> _Your objective_:
From the first line of the data below through the line bearing "import * as", reproduce each line exactly; do not include pictures.

> _Recorded data_:
* * * * * * * * *

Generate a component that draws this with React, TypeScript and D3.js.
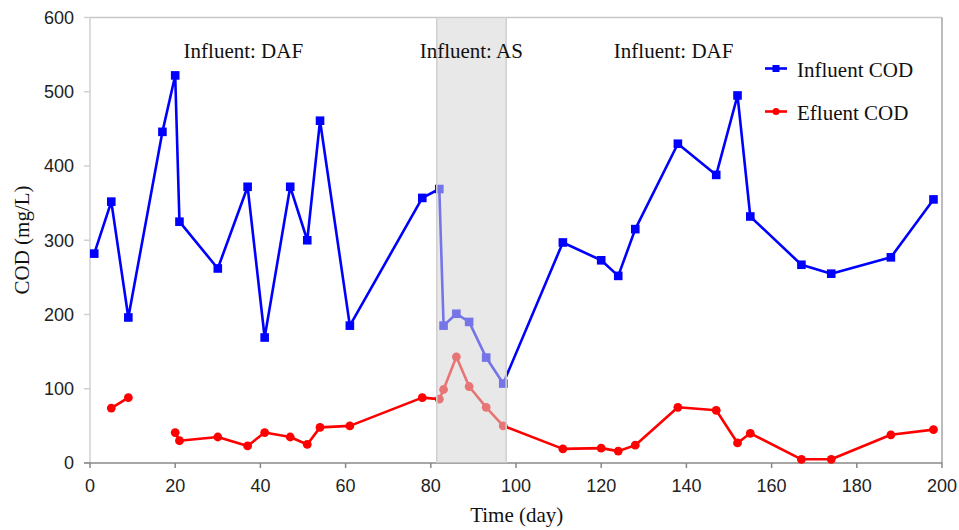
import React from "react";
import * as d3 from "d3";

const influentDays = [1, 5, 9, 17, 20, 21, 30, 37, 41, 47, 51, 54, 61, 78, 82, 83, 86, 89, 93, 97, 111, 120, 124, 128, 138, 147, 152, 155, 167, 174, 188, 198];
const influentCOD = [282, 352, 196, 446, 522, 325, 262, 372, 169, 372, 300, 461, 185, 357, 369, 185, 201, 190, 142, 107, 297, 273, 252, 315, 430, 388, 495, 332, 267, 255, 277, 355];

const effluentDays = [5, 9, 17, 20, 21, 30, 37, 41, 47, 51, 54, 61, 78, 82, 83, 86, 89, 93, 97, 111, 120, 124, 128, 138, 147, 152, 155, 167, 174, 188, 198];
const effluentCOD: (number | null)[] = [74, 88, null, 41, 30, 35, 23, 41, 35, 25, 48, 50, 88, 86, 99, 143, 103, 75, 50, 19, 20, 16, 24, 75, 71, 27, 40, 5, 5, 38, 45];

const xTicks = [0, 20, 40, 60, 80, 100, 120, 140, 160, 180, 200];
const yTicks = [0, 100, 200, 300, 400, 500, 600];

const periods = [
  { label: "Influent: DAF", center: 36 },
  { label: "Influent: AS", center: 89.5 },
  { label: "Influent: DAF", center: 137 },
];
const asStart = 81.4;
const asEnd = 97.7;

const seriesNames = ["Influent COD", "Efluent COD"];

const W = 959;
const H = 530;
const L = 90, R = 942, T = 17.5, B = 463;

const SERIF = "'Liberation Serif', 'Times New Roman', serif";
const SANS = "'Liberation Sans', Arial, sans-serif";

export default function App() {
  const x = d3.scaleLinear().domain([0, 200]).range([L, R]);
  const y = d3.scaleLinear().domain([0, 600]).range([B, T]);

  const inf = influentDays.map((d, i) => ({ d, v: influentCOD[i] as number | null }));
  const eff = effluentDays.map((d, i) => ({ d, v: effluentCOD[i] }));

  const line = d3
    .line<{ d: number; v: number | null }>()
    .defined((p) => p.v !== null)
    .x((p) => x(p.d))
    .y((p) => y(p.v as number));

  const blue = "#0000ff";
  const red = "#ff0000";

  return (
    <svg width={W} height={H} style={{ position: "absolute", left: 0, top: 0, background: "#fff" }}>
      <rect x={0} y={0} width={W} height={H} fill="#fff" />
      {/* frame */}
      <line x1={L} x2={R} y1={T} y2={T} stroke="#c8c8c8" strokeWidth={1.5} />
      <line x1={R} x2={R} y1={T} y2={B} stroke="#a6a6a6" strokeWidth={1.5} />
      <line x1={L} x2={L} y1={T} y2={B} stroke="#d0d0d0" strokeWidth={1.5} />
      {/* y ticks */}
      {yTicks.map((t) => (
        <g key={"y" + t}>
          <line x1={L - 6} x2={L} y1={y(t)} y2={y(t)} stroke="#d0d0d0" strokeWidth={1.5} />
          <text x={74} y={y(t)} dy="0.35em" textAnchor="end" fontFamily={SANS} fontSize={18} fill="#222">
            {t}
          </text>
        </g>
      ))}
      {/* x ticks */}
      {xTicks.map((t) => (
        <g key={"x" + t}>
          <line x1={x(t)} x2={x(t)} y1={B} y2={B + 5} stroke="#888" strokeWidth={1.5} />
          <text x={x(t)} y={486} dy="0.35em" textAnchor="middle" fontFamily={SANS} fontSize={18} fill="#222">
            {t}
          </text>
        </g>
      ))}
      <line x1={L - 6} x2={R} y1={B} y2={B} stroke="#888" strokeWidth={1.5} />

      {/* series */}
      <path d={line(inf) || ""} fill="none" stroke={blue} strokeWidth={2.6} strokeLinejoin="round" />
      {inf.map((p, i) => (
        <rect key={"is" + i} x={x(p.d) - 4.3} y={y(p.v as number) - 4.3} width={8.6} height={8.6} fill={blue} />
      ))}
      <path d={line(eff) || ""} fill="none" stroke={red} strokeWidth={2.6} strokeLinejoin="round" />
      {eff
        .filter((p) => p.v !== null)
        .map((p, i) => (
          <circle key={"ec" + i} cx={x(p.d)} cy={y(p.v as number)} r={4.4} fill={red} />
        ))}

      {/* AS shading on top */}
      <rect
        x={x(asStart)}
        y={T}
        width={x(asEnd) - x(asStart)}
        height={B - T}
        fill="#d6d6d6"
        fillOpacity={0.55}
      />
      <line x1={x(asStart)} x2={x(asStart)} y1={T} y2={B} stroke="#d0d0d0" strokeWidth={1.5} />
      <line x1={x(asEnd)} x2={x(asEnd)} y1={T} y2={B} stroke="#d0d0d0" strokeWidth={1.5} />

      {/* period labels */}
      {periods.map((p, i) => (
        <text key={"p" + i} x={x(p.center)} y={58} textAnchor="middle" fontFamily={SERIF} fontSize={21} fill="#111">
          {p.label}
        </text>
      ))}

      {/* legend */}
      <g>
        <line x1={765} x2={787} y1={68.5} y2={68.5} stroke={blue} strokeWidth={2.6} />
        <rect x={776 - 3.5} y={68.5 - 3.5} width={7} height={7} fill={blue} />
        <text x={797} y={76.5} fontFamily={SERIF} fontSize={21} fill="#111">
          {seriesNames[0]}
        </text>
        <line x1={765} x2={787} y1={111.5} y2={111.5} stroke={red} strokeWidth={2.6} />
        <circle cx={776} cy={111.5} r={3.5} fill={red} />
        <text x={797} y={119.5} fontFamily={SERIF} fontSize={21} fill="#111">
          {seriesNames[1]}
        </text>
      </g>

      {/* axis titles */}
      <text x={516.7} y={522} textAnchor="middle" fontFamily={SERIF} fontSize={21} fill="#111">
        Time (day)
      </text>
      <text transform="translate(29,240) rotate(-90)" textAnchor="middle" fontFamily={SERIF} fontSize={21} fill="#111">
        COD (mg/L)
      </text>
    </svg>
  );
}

* * * * * * * * *

> _Answer for the task_:
Generate a component that draws this with React, TypeScript and D3.js.
import React from "react";
import * as d3 from "d3";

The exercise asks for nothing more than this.